Last fall’s Spider-Man: Into The Spider-Verse was chock full of spider-people and Stan Lee cameos that totaled up to a crowd-pleaser. Since the film’s release, however, we’ve learned about several moments that didn’t make the final theatrical cut. That would include “filthy, pornographic” dialogue from Nic Cage as Spider-Man Noir and an extremely dark joke about John Mulaney’s Spider-Ham. However, there’s a particularly intriguing subplot that almost happened involving Tom Cruise and James Cameron. It’s not hard to imagine an actual animated Spider-Tom (he already dangles from helicopters and high-rises all the time), right? This wasn’t that, but it sounds like a delicious (albeit confusing) mess.
/Film interviewed the filmmakers ahead of the film’s digital video release that includes an “alternate universe mode” feature. During the talk, screenwriter Rodney Rothman explained how Cruise’s voice in Into The Spider-Verse would have arrived with a very intricate backstory. That is, with Miles Morales’ Spider-Man learning-curve not being aided by comic books but by Spider-Man movies. Also relevant — James Cameron developed a mid-’90s Spider-Man movie that never materialized (director Sam Raimi took over in the aughts with elements of Cameron’s vision in a David Koepp script). And back in the late ’80s, Tom Cruise almost played Peter Parker in a Cannon Films project that got shelved.

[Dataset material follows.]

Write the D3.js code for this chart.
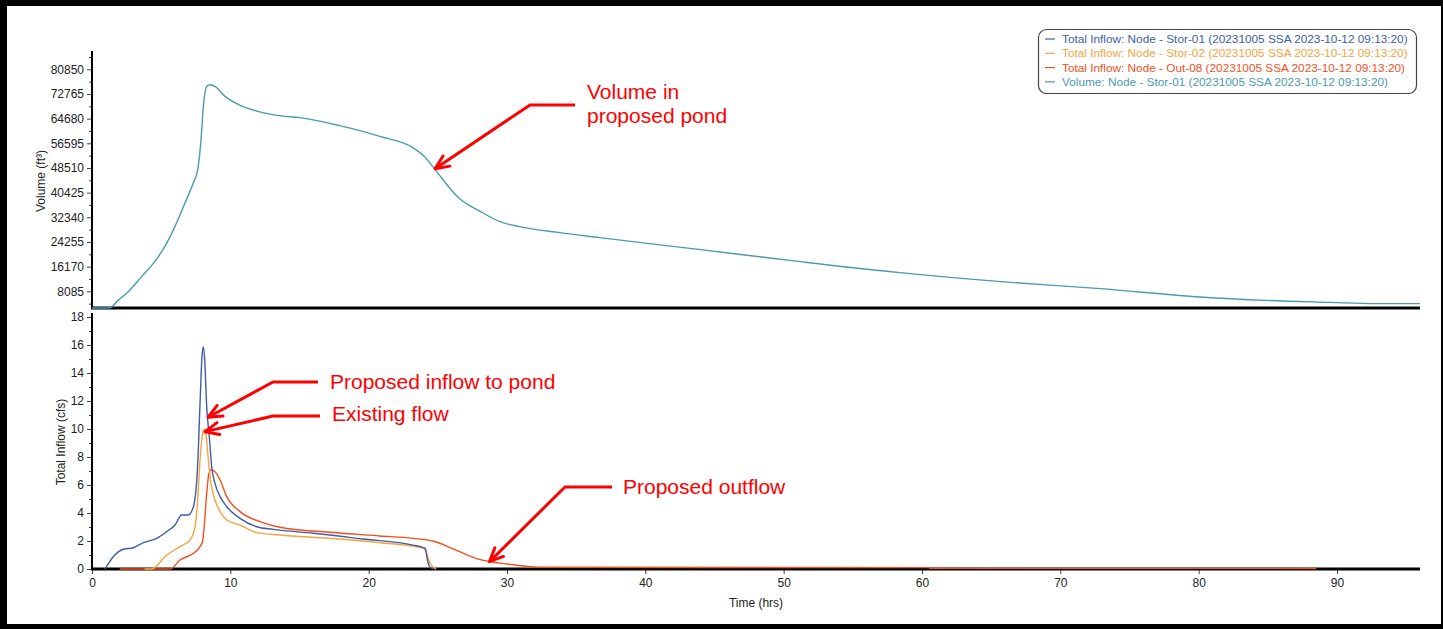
<!DOCTYPE html>
<html>
<head>
<meta charset="utf-8">
<script src="https://cdn.jsdelivr.net/npm/d3@7"></script>
<style>
  body { margin: 0; background: #fff; }
  svg text { font-family: Arial, "Liberation Sans", sans-serif; }
</style>
</head>
<body>
<svg id="chart" width="1443" height="629"></svg>
<script>
// ---- Data: [time (hrs), value] ----
const volumeStor01 = [
  [0, 0], [1.0, 1800], [1.3, 2700], [1.9, 5200], [2.6, 7870], [3.6, 12980], [4.55, 17900],
  [5.27, 22810], [6.0, 29370], [6.72, 37030], [7.32, 43590], [7.64, 47950], [7.88, 57780],
  [8.05, 68700], [8.29, 75250], [8.53, 75800], [8.89, 75250], [9.62, 71970], [10.6, 69250],
  [12.0, 67050], [13.95, 65420], [15.0, 65000], [17.9, 62370], [20.8, 58860], [23.2, 55160],
  [24.05, 52170], [24.8, 47950], [26.5, 38770], [28.1, 34180], [29.5, 30900], [30.9, 29270],
  [33.8, 27300], [36.7, 25660], [44.0, 21730], [51.2, 17800], [58.4, 14190], [65.7, 11240],
  [72.9, 8950], [80.1, 6230], [84.9, 5110], [89.5, 4460], [92.8, 4030], [96.0, 4030]
];

const inflowStor01 = [
  [0.94, 0], [1.54, 0.88], [2.27, 1.41], [2.99, 1.52], [3.71, 1.88], [4.68, 2.19], [5.4, 2.67],
  [6.0, 3.14], [6.48, 3.86], [6.96, 3.86], [7.33, 4.45], [7.62, 7.07], [7.81, 11.83],
  [7.95, 15.17], [8.05, 15.88], [8.15, 14.9], [8.29, 11.6], [8.48, 9.45], [8.65, 7.31],
  [8.89, 6.12], [9.26, 5.17], [9.74, 4.45], [10.7, 3.62], [11.9, 3.02], [13.1, 2.83],
  [16.0, 2.55], [19.6, 2.14], [23.2, 1.71], [24.1, 1.48], [24.2, 0.88], [24.4, 0.17], [24.7, 0]
];

const inflowStor02 = [
  [3.8, 0], [4.3, 0], [5.4, 1.0], [6.36, 1.6], [7.09, 2.07], [7.45, 3.02], [7.62, 4.69],
  [7.81, 7.79], [8.0, 9.69], [8.1, 9.98], [8.24, 9.57], [8.41, 7.79], [8.6, 6.12],
  [8.89, 4.93], [9.26, 4.1], [9.74, 3.5], [10.7, 3.14], [11.9, 2.6], [13.6, 2.43],
  [17.2, 2.19], [20.8, 1.88], [23.96, 1.48], [24.2, 1.11], [24.44, 0.4], [24.87, 0]
];

const inflowOut08 = [
  [2.0, 0], [5.64, 0], [6.36, 0.64], [7.33, 1.12], [7.81, 1.6], [8.0, 2.0], [8.15, 3.5],
  [8.3, 5.5], [8.45, 6.8], [8.6, 7.08], [8.89, 6.95], [9.26, 6.36], [9.74, 5.17],
  [10.7, 4.1], [12.15, 3.38], [13.6, 2.98], [17.2, 2.62], [20.8, 2.36], [23.2, 2.19],
  [24.7, 1.98], [26.2, 1.4], [27.8, 0.74], [28.8, 0.52], [30.0, 0.36], [31.2, 0.21],
  [32.5, 0.12], [60.5, 0.1], [60.6, 0.05], [88.5, 0.04]
];

const timeTicks = [0, 10, 20, 30, 40, 50, 60, 70, 80, 90];
const volumeTicks = [8085, 16170, 24255, 32340, 40425, 48510, 56595, 64680, 72765, 80850];
const flowTicks = [0, 2, 4, 6, 8, 10, 12, 14, 16, 18];

const legendEntries = [
  "Total Inflow: Node - Stor-01 (20231005 SSA 2023-10-12 09:13:20)",
  "Total Inflow: Node - Stor-02 (20231005 SSA 2023-10-12 09:13:20)",
  "Total Inflow: Node - Out-08 (20231005 SSA 2023-10-12 09:13:20)",
  "Volume: Node - Stor-01 (20231005 SSA 2023-10-12 09:13:20)"
];
const seriesColors = ["#3e5ea6", "#f6a33f", "#f2501c", "#4a9bb0"];

// ---- Layout ----
const svg = d3.select("#chart");
const W = 1443, H = 629;

// window frame
svg.append("rect").attr("width", W).attr("height", H).attr("fill", "#000");
svg.append("rect").attr("x", 7).attr("y", 6).attr("width", 1434).attr("height", 618).attr("fill", "#fff");

const x = d3.scaleLinear().domain([0, 96]).range([92, 1420]);
const yVol = d3.scaleLinear().domain([2611, 86520]).range([308, 52]).clamp(true);
const yFlow = d3.scaleLinear().domain([0, 18]).range([569, 317]);

const labelColor = "#222";

// ---- Axes ----
function styleAxis(g) {
  g.select(".domain").remove();
  g.selectAll(".tick line").attr("stroke", "#444").attr("stroke-width", 1);
  g.selectAll(".tick text").attr("fill", labelColor).attr("font-size", 12);
}

// volume axis (top panel)
const volMinor = volumeTicks.map(v => v - 8085 / 2).concat([80850 + 8085 / 2]);
svg.append("g").attr("transform", "translate(92,0)")
  .call(d3.axisLeft(yVol).tickValues(volMinor).tickSize(3).tickFormat(""))
  .call(styleAxis);
svg.append("g").attr("transform", "translate(92,0)")
  .call(d3.axisLeft(yVol).tickValues(volumeTicks).tickSize(5).tickPadding(3).tickFormat(d3.format("d")))
  .call(styleAxis);

// flow axis (bottom panel)
svg.append("g").attr("transform", "translate(92,0)")
  .call(d3.axisLeft(yFlow).tickValues(d3.range(1, 18, 2)).tickSize(3).tickFormat(""))
  .call(styleAxis);
svg.append("g").attr("transform", "translate(92,0)")
  .call(d3.axisLeft(yFlow).tickValues(flowTicks).tickSize(5).tickPadding(3))
  .call(styleAxis);

// time axis
svg.append("g").attr("transform", "translate(0,569)")
  .call(d3.axisBottom(x).tickValues(timeTicks).tickSize(5).tickPadding(4))
  .call(styleAxis);

// axis lines
svg.append("line").attr("x1", 92).attr("x2", 92).attr("y1", 51).attr("y2", 309)
  .attr("stroke", "#000").attr("stroke-width", 2);
svg.append("line").attr("x1", 92).attr("x2", 92).attr("y1", 313).attr("y2", 570)
  .attr("stroke", "#000").attr("stroke-width", 2);
svg.append("line").attr("x1", 91).attr("x2", x(96)).attr("y1", 308).attr("y2", 308)
  .attr("stroke", "#000").attr("stroke-width", 3);
svg.append("line").attr("x1", 91).attr("x2", x(96)).attr("y1", 569).attr("y2", 569)
  .attr("stroke", "#000").attr("stroke-width", 3);

// axis titles
svg.append("text").attr("transform", "translate(45,181) rotate(-90)")
  .attr("text-anchor", "middle").attr("font-size", 12).attr("fill", labelColor)
  .text("Volume (ft³)");
svg.append("text").attr("transform", "translate(65,442) rotate(-90)")
  .attr("text-anchor", "middle").attr("font-size", 12).attr("fill", labelColor)
  .text("Total Inflow (cfs)");
svg.append("text").attr("x", 756).attr("y", 607)
  .attr("text-anchor", "middle").attr("font-size", 12).attr("fill", labelColor)
  .text("Time (hrs)");

// ---- Series ----
const volLine = d3.line().curve(d3.curveMonotoneX).x(d => x(d[0])).y(d => yVol(d[1]));
const flowLine = d3.line().curve(d3.curveMonotoneX).x(d => x(d[0])).y(d => yFlow(d[1]));

svg.append("path").datum(volumeStor01).attr("d", volLine)
  .attr("fill", "none").attr("stroke", seriesColors[3]).attr("stroke-width", 1.4);

[[inflowOut08, seriesColors[2]], [inflowStor02, seriesColors[1]], [inflowStor01, seriesColors[0]]]
  .forEach(([data, color]) => {
    svg.append("path").datum(data).attr("d", flowLine)
      .attr("fill", "none").attr("stroke", color).attr("stroke-width", 1.4);
  });

// ---- Legend ----
const legend = svg.append("g");
legend.append("rect").attr("x", 1038.5).attr("y", 29.5).attr("width", 378).attr("height", 64)
  .attr("rx", 8).attr("fill", "#fff").attr("stroke", "#444").attr("stroke-width", 1.2);
legendEntries.forEach((label, i) => {
  const cy = 39 + i * 14.3;
  legend.append("line").attr("x1", 1045).attr("x2", 1055).attr("y1", cy).attr("y2", cy)
    .attr("stroke", seriesColors[i]).attr("stroke-width", 1.2);
  legend.append("text").attr("x", 1062).attr("y", cy + 4).attr("font-size", 11.8)
    .attr("fill", seriesColors[i]).text(label);
});

// ---- Callouts ----
const callouts = [
  { lines: ["Volume in", "proposed pond"], tip: [x(24.8), yVol(48270)], elbow: [530, 105], end: [575, 105], tx: 587, ty: 99 },
  { lines: ["Proposed inflow to pond"], tip: [x(8.39), yFlow(10.84)], elbow: [273, 382], end: [318, 382], tx: 330, ty: 389 },
  { lines: ["Existing flow"], tip: [x(8.17), yFlow(9.81)], elbow: [273, 416], end: [320, 416], tx: 332, ty: 421 },
  { lines: ["Proposed outflow"], tip: [x(28.73), yFlow(0.52)], elbow: [565, 487], end: [612, 487], tx: 623, ty: 494 }
];
const red = "#ff0000";
callouts.forEach(c => {
  svg.append("polyline")
    .attr("points", [c.end, c.elbow, c.tip].map(p => p.join(",")).join(" "))
    .attr("fill", "none").attr("stroke", red).attr("stroke-width", 3).attr("stroke-linejoin", "round");
  const ang = Math.atan2(c.elbow[1] - c.tip[1], c.elbow[0] - c.tip[0]);
  const len = 15, spread = 0.42;
  const a1 = [c.tip[0] + len * Math.cos(ang + spread), c.tip[1] + len * Math.sin(ang + spread)];
  const a2 = [c.tip[0] + len * Math.cos(ang - spread), c.tip[1] + len * Math.sin(ang - spread)];
  svg.append("polyline")
    .attr("points", [a1, c.tip, a2].map(p => p.join(",")).join(" "))
    .attr("fill", "none").attr("stroke", red).attr("stroke-width", 3)
    .attr("stroke-linecap", "round").attr("stroke-linejoin", "round");
  c.lines.forEach((t, i) => {
    svg.append("text").attr("x", c.tx).attr("y", c.ty + i * 24)
      .attr("font-size", 21).attr("fill", red).text(t);
  });
});
</script>
</body>
</html>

Whew. Well, Rothman nearly combined the Cruise-Cameron references:
There’s a line from Doc Ock that’s a very direct reference to Doc Ock’s most famous line in Spider-Man 2. Is the Tom Cruise stuff in the alternate universe version? So there was a whole period of time where Miles, rather than learning about being Spider-man from a comic book, learned it from watching the films. There was a movie version of a movie about Spider-Man in Miles’ universe about the real person Spider-Man, but it was a James Cameron-directed movie with Tom Cruise as Spidey. Yes. Spidey. And it was James Cameron and Spidey and Tom Cruise on the audio.
Director Peter Ramsey added that the audio would have been “literally the director’s commentary with guest star, Tom Cruise,” to which Rothman pointed out that everyone realized what a complex process this would have been to include in the film. That’s the case because it was already difficult enough for them to explain Cruise and Cameron’s prospective involvement in this interview, let alone to an entire audience. And not every casual Spidey fan keeps up with hardcore trivia from decades past.
Yes, this would have been an enjoyable subplot, but Into The Spider-Verse was already stuffed to the brim with goodies, including Spider-Man 2099 and an infamous Spider-meme. There will also be multiple cinematic followups, given that Sony aims to rapidly expand its Spider-Verse, including an all-female spinoff. So, there’s room for future Tom Cruise inclusion as well. He’ll probably be hyped, as always, if and when that happens.